The Tourism Ministry also allocated Rp 9.3 trillion (US$656.8 million) until 2020 to finance basic infrastructure development in five "super-priority” tourism destinations, the “new Balis”, to attract more international tourists after it failed to meet the foreign tourist arrival target in 2018.

Faraway island: Tourists enjoy a sunny day on Lihaga Island in West Likupang, North Minahasa, North Sulawesi. It takes 60 minutes to drive from Manado, the North Sulawesi provincial capital, to Likupang, where tourists must then spend 15 minutes crossing the sea to reach the island.

Faraway island: Tourists enjoy a sunny day on Lihaga Island in West Likupang, North Minahasa, North Sulawesi. It takes 60 minutes to drive from Manado, the North Sulawesi provincial capital, to Likupang, where tourists must then spend 15 minutes crossing the sea to reach the island. (JP/Riza Roidila Mufti)

The five super-priority destinations include Lake Toba in North Sumatra, Borobudur temple in Central Java, Labuan Bajo in East Nusa Tenggara (NTT), Mandalika in West Nusa Tenggara (NTB) and Likupang in North Sulawesi.

Amid efforts to meet tourism targets, Indonesia still displays poor performance in other areas of tourism compared to some of its peers, the 2019 Travel and Tourism Competitiveness Report published by the World Economic Forum (WEF) showed.

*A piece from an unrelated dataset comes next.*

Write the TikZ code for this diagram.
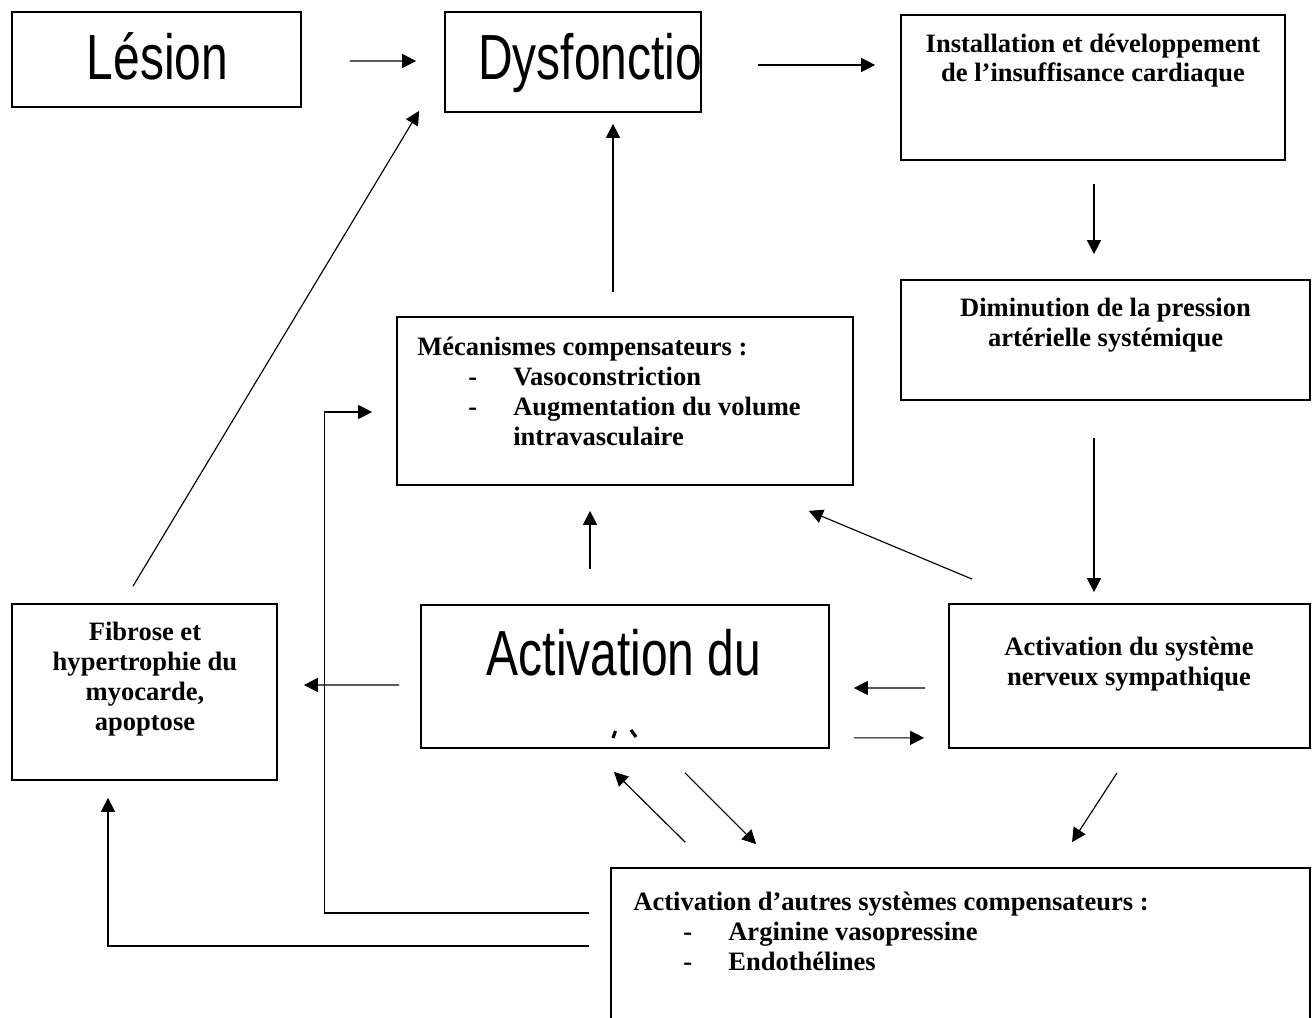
\documentclass[tikz,border=0pt]{standalone}
\usepackage{fontspec}
\setmainfont{Liberation Serif}
\newfontfamily\arialf{Liberation Sans}
\usetikzlibrary{arrows.meta}
\begin{document}
\begin{tikzpicture}[x=0.02cm,y=-0.02cm,
  box/.style={draw, line width=1pt, inner sep=0pt},
  big/.style={inner sep=0pt, font=\arialf\fontsize{27.3}{30}\selectfont},
  txt/.style={inner sep=0pt, font=\bfseries\fontsize{15.1}{17}\selectfont},
  arr/.style={line width=0.65pt, -{Triangle[length=0.28cm,width=0.28cm]}}]
\useasboundingbox (0,0) rectangle (1314,1017);
% boxes
\node[box, minimum width=5.78cm, minimum height=1.9cm] (les) at (156.5,59.5) {};
\node[box, minimum width=5.12cm, minimum height=2.0cm] (dys) at (573,62) {};
\node[box, minimum width=7.68cm, minimum height=2.9cm] (ins) at (1093,87.5) {};
\node[box, minimum width=8.18cm, minimum height=2.4cm] (dim) at (1105.5,340) {};
\node[box, minimum width=9.12cm, minimum height=3.36cm] (mec) at (625,401) {};
\node[box, minimum width=8.16cm, minimum height=2.86cm] (act) at (625,676.5) {};
\node[box, minimum width=7.22cm, minimum height=2.88cm] (sns) at (1129.5,676) {};
\node[box, minimum width=5.30cm, minimum height=3.52cm] (fib) at (144.5,692) {};
\node[box, minimum width=13.98cm, minimum height=3.44cm] (aut) at (960.5,954) {};
% texts (base anchor = baseline of last line)
\node[big, anchor=base] (les-t) at (157.5,80) {\scalebox{1}[1.33]{Lésion}};
\node[big, anchor=base west] (dys-t) at (478,80) {\scalebox{1}[1.33]{Dysfonctio}};
\node[big, anchor=base] (act-t) at (624,675) {\scalebox{1}[1.33]{Activation du}};
\node[txt, anchor=base, align=center] (ins-t) at (1093,82) {Installation et développement\\de l’insuffisance cardiaque};
\node[txt, anchor=base, align=center] (dim-t) at (1105.5,346) {Diminution de la pression\\artérielle systémique};
\node[txt, anchor=base west, align=left] (mec-t) at (417,445) {Mécanismes compensateurs :\\
\hspace*{1.02cm}\makebox[0.9cm][l]{-}Vasoconstriction\\
\hspace*{1.02cm}\makebox[0.9cm][l]{-}Augmentation du volume\\
\hspace*{1.92cm}intravasculaire};
\node[txt, anchor=base, align=center] (sns-t) at (1129,685) {Activation du système\\nerveux sympathique};
\node[txt, anchor=base, align=center] (fib-t) at (145,730) {Fibrose et\\hypertrophie du\\myocarde,\\apoptose};
\node[txt, anchor=base west, align=left] (aut-t) at (633,970) {Activation d’autres systèmes compensateurs :\\
\hspace*{1.0cm}\makebox[0.9cm][l]{-}Arginine vasopressine\\
\hspace*{1.0cm}\makebox[0.9cm][l]{-}Endothélines};
% clipped glyph fragments
\draw[line width=1.8pt] (613,738) -- (615.5,731);
\draw[line width=1.8pt] (631,730) -- (636,737);
% connectors
\draw[arr] ([shift={(48,1.5)}]les.east) -- ([shift={(-28,-1)}]dys.west);
\draw[arr] ([shift={(56,3)}]dys.east) -- ([shift={(-25,-22.5)}]ins.west);
\draw[arr] ([shift={(1,23)}]ins.south) -- ([shift={(-11.5,-25)}]dim.north);
\draw[arr] ([shift={(-11.5,37)}]dim.south) -- ([shift={(-35.5,-11)}]sns.north);
\draw[arr] ([shift={(-12,-24)}]mec.north) -- ([shift={(40,11)}]dys.south);
\draw[arr] ([shift={(-11.5,-17)}]fib.north) -- ([shift={(-25,-2)}]dys.south west);
\draw[arr] ([shift={(-35,-35)}]act.north) -- ([shift={(-35,25)}]mec.south);
\draw[arr] ([shift={(24,-24)}]sns.north west) -- ([shift={(-45,25)}]mec.south east);
\draw[arr] ([shift={(-23,12)}]sns.west) -- ([shift={(24,11.5)}]act.east);
\draw[arr] ([shift={(24,-11)}]act.south east) -- ([shift={(-24,-11)}]sns.south west);
\draw[arr] ([shift={(-21,8.5)}]act.west) -- ([shift={(26,-7)}]fib.east);
\draw[arr] ([shift={(75,-25)}]aut.north west) -- ([shift={(-11,23)}]act.south);
\draw[arr] ([shift={(60,24)}]act.south) -- ([shift={(146,-23)}]aut.north west);
\draw[arr] ([shift={(-12.5,24)}]sns.south) -- ([shift={(111.5,-25)}]aut.north);
\draw[arr] ([shift={(-21,-41)}]aut.west) -| ([shift={(-72,11)}]mec.west) -- ([shift={(-24,11)}]mec.west);
\draw[arr] ([shift={(-21,-8)}]aut.west) -| ([shift={(-36.5,17)}]fib.south);
\end{tikzpicture}
\end{document}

Indonesia ranks 12th out of 22 Asia-Pacific countries. It also placed 40th globally out of 140 countries, an improvement from being 42nd in 2017 and 50th in 2015, the biennial index published on Sept. 4 indicated. 

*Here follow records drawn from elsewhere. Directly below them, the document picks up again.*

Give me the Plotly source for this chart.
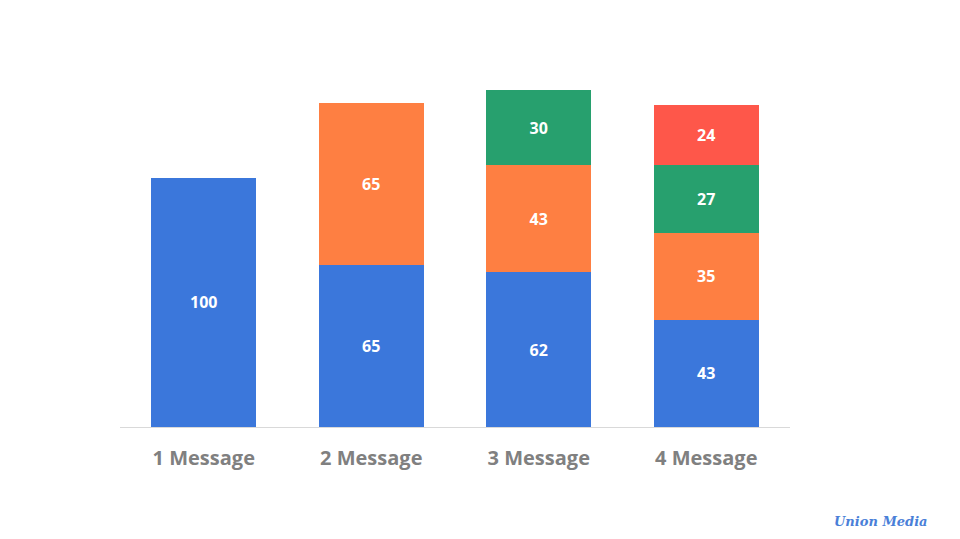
import plotly.graph_objects as go

categories = ["1 Message", "2 Message", "3 Message", "4 Message"]
series_names = ["Part 1", "Part 2", "Part 3", "Part 4"]
part1 = [100, 65, 62, 43]
part2 = [None, 65, 43, 35]
part3 = [None, None, 30, 27]
part4 = [None, None, None, 24]
colors = ["#3b77db", "#fe7f42", "#27a06e", "#fe574a"]

fig = go.Figure()
for name, vals, col in zip(series_names, [part1, part2, part3, part4], colors):
    fig.add_trace(go.Bar(
        x=categories, y=vals, name=name,
        marker=dict(color=col, line=dict(width=0)),
        text=[str(v) if v is not None else "" for v in vals],
        textposition="inside", insidetextanchor="middle",
        textfont=dict(family="Open Sans", size=16, color="white", weight="bold"),
        hoverinfo="skip",
    ))

fig.update_layout(
    barmode="stack",
    bargap=0.373,
    width=960, height=539,
    margin=dict(l=120, r=170, t=78, b=112),
    paper_bgcolor="white", plot_bgcolor="white",
    showlegend=False,
    uniformtext=dict(mode="show", minsize=16),
)
fig.update_xaxes(
    showline=True, linecolor="#d9d9d9", linewidth=1,
    showgrid=False, ticks="outside", ticklen=13, tickcolor="rgba(0,0,0,0)",
    tickfont=dict(family="Open Sans", size=20, color="#808080", weight="bold"),
)
fig.update_yaxes(range=[0, 140], visible=False, showgrid=False)

fig.add_annotation(
    text="<b><i>Union Media</i></b>", xref="paper", yref="paper",
    x=1.0, xshift=140, y=0, yshift=-94, xanchor="right", yanchor="middle",
    showarrow=False,
    font=dict(family="DejaVu Serif", size=13, color="#4a7fd8"),
)

fig.write_html("out.html")
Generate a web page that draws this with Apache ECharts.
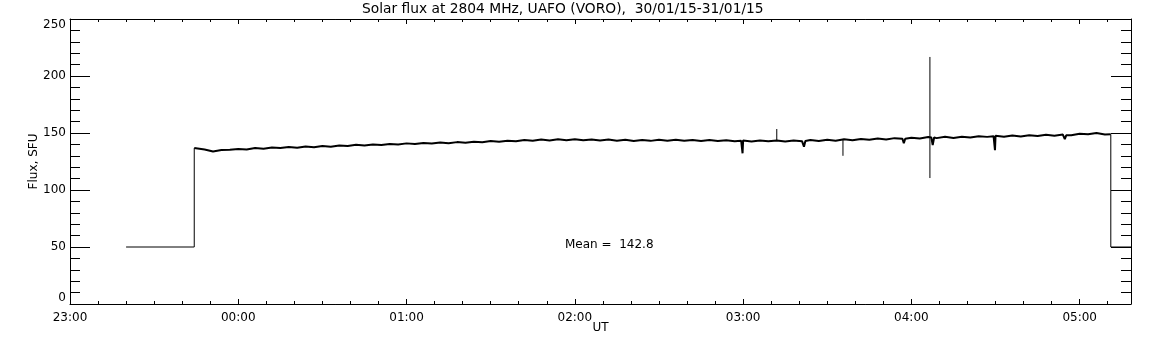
<!DOCTYPE html>
<html>
<head>
<meta charset="utf-8">
<script src="https://cdn.jsdelivr.net/npm/echarts@6/dist/echarts.min.js"></script>
<style>
  html, body { margin: 0; background: #fff; }
  #chart { width: 1152px; height: 345px; }
</style>
</head>
<body>
<div id="chart"></div>
<script>
// x is minutes after 23:00 UT
const tickLabels = ["23:00", "00:00", "01:00", "02:00", "03:00", "04:00", "05:00"];
const xMax = 378.3;

// receiver off / on
const offLevel = 50;
const offStart = 20.0;
const onAt = 44.3;
const onLevel = 136.8;
const offAt = 371.1;
const lastLevel = 148.8;

// flux every 3 min from 23:45
const sampleStart = 45;
const sampleStep = 3;
const flux = [
  137.4, 135.6, 133.8, 135.0, 135.4, 136.0, 135.6, 136.8, 136.2, 137.2,
  136.8, 137.8, 137.0, 138.2, 137.6, 138.6, 138.0, 139.0, 138.6, 139.6,
  139.0, 140.0, 139.4, 140.4, 139.9, 140.9, 140.3, 141.2, 140.7, 141.6,
  141.0, 142.0, 141.5, 142.4, 141.9, 142.9, 142.3, 143.3, 142.7, 143.8,
  143.2, 144.2, 143.5, 144.5, 143.7, 144.5, 143.6, 144.4, 143.5, 144.2,
  143.3, 144.1, 143.0, 143.9, 143.1, 144.1, 143.2, 144.0, 143.1, 143.9,
  143.0, 143.8, 142.9, 143.7, 142.8, 143.5, 142.6, 143.5, 142.7, 143.4,
  142.6, 143.4, 142.8, 143.9, 143.0, 144.1, 143.3, 144.5, 143.6, 144.8,
  144.0, 145.1, 144.3, 145.5, 144.6, 145.8, 145.2, 146.5, 145.5, 146.7,
  145.7, 146.8, 146.0, 147.1, 146.6, 147.5, 146.7, 147.9, 147.0, 148.1,
  147.3, 148.4, 147.6, 148.6, 148.0, 149.4, 149.0, 150.0, 148.7
];

// short dips: minute, level either side, bottom
const dips = [
  [239.8, 143.2, 132.2],
  [261.7, 143.0, 138.0],
  [297.3, 145.0, 141.0],
  [307.6, 146.0, 139.5],
  [329.8, 147.2, 135.0],
  [354.7, 148.0, 144.7]
];

// single-sample spikes: minute, from, to
const spikes = [
  [252.0, 143.0, 153.5],
  [275.6, 144.0, 130.0],
  [306.6, 216.7, 110.5]
];

const meanFlux = 142.8;

const font = "DejaVu Sans";

let mainData = [[onAt, onLevel]];
flux.forEach((v, i) => {
  mainData.push([sampleStart + i * sampleStep, v]);
});
dips.forEach((d) => {
  mainData.push([d[0] - 0.5, d[1]]);
  mainData.push([d[0], d[2]]);
  mainData.push([d[0] + 0.5, d[1]]);
});
mainData.push([offAt, lastLevel]);
mainData.sort((a, b) => a[0] - b[0]);

let series = [
  {
    type: "line",
    data: mainData,
    symbol: "none",
    lineStyle: { color: "#000", width: 2 },
    animation: false,
  },
  {
    type: "line",
    data: [[offStart, offLevel], [onAt, offLevel], [onAt, onLevel]],
    symbol: "none",
    lineStyle: { color: "#000", width: 1 },
    animation: false,
  },
  {
    type: "line",
    data: [[offAt, lastLevel], [offAt, offLevel], [xMax, offLevel]],
    symbol: "none",
    lineStyle: { color: "#000", width: 1 },
    animation: false,
  },
];
spikes.forEach((s) => {
  series.push({
    type: "line",
    data: [[s[0], s[1]], [s[0], s[2]]],
    symbol: "none",
    lineStyle: { color: "#000", width: 1 },
    animation: false,
  });
});

function axisLine() {
  return { show: true, onZero: false, lineStyle: { color: "#000", width: 1 } };
}

function xAxisOpt(position, labels) {
  return {
    type: "value",
    position: position,
    min: 0,
    max: xMax,
    interval: 60,
    axisLine: axisLine(),
    axisTick: { show: true, inside: true, length: 5, lineStyle: { color: "#000" } },
    minorTick: { show: true, splitNumber: 6, length: 3, lineStyle: { color: "#000" } },
    splitLine: { show: false },
    axisLabel: {
      show: labels,
      showMaxLabel: false,
      margin: 8,
      color: "#000",
      fontFamily: font,
      fontSize: 12,
      formatter: (v) => tickLabels[Math.round(v / 60)] || "",
    },
  };
}

function yAxisOpt(position, labels) {
  return {
    type: "value",
    position: position,
    min: 0,
    max: 250,
    interval: 50,
    axisLine: axisLine(),
    axisTick: { show: true, inside: true, length: 20, lineStyle: { color: "#000" } },
    minorTick: { show: true, splitNumber: 5, length: 10, lineStyle: { color: "#000" } },
    splitLine: { show: false },
    axisLabel: {
      show: labels,
      margin: 4,
      color: "#000",
      fontFamily: font,
      fontSize: 12,
      verticalAlignMinLabel: "bottom",
      verticalAlignMaxLabel: "top",
    },
  };
}

let xBottom = xAxisOpt("bottom", true);
xBottom.name = "UT";
xBottom.nameLocation = "middle";
xBottom.nameGap = 18;
xBottom.nameMoveOverlap = false;
xBottom.nameTextStyle = { color: "#000", fontFamily: font, fontSize: 12 };

let yLeft = yAxisOpt("left", true);
yLeft.name = "Flux, SFU";
yLeft.nameLocation = "middle";
yLeft.nameGap = 30;
yLeft.nameMoveOverlap = false;
yLeft.nameTextStyle = { color: "#000", fontFamily: font, fontSize: 12 };

let myChart = echarts.init(document.getElementById("chart"));
let option = {
  backgroundColor: "#fff",
  animation: false,
  title: {
    text: "Solar flux at 2804 MHz, UAFO (VORO),  30/01/15-31/01/15",
    left: 362,
    top: 2,
    padding: 0,
    textStyle: { color: "#000", fontFamily: font, fontSize: 13.8, fontWeight: "normal" },
  },
  grid: { left: 70, right: 21, top: 19, bottom: 41, containLabel: false },
  xAxis: [xBottom, xAxisOpt("top", false)],
  yAxis: [yLeft, yAxisOpt("right", false)],
  graphic: [
    {
      type: "text",
      left: 565,
      top: 239,
      style: {
        text: "Mean =  " + meanFlux.toFixed(1),
        fill: "#000",
        font: "12px " + font,
      },
    },
  ],
  series: series,
};
myChart.setOption(option);
</script>
</body>
</html>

But the country only ranks 80th place for security and safety, 98th for tourist service infrastructure, 102nd in health and hygiene and 135th for environmental sustainability, ranking lower than Singapore and Malaysia both for the competitiveness index and the four subindexes.

The people of the super-priority regions have also expressed worries about similar setbacks.

Last November, the residents of a fishing town on the island of Flores in East Nusa Tenggara (NTT) lamented that they were generally unprepared to welcome “premium” visitors because of their minimal infrastructure. The Jakarta Post also found limited electricity, telecommunications and sanitation facilities along Likupang’s beaches when it visited the place in December last year.

Even the North Sumatra administration expressed pessimism in February last year about achieving the Tourism Ministry’s target of 1 million foreign tourist arrivals to Lake Toba in 2019 with its infrastructure shortage.

Upon hearing feedback from experts, current Tourism and Creative Economy Minister Wishnutama Kusubandio said in a wellness tourism launch last November that the country would need to shift its focus to quality tourism, in contrast to his predecessors.

“We have to stop talking about quantity tourism [and talk about] quality instead because quality tourism will be the one that truly contributes to our state revenue, which in turn would impact more positively on our country,” said Wishnutama, mentioning cultural conservation and environmental protection as two ways to promote quality tourism.

With such challenges, tourism expert Sari Lenggogeni from Andalas University (Unand) in Padang, West Sumatra, said that the government must first focus its short-term goals on regions where tourism infrastructure was readily available, naming Jakarta, Bandung, Yogyakarta, Surakarta and Semarang as examples. 

In the long haul, as it develops new tourism centers, the government must map out elaborate data on foreign tourists ranging from their average spending per day and lengths of stay to other behaviors based on nationality and market type, said Sari. That way the government could link and match different target markets and improve tourism quality.

Domestic and foreign tourists are seen at the Pink Beach in the Komodo National Park in West Manggarai, Flores, East Nusa Tenggara (NTT) on May 10, 2017. The site has become a popular spot for foreign visitors who want to enjoy natural beach and underwater beauty.Domestic and foreign tourists are seen at the Pink Beach in the Komodo National Park in West Manggarai, Flores, East Nusa Tenggara (NTT) on May 10, 2017. The site has become a popular spot for foreign visitors who want to enjoy natural beach and underwater beauty. (The Jakarta Post/Markus Makur)

“[Without quality tourism], there will be damages. Environmental protection will crumble and there will be no sustainable tourism,” said Sari, who founded the Tourism Development Center at Unand. She cited the gradual tourist shift from Bali to Lombok, caused by the former’s mass tourism and environmental degradations, as an example.

The NTT administration had also planned to close Komodo National Park over ecosystem concerns, although it later canceled the plan. The park, which is an integrated destination for tourists visiting Labuan Bajo, welcomed more than 176,000 tourists from all over the world in 2018.

Indonesian Travel Agents Association (ASITA) chairwoman N. Rusmiati said on Saturday the industry group stood ready to support the government in pushing the tourism sector’s contribution to the economy by promoting all 34 provinces.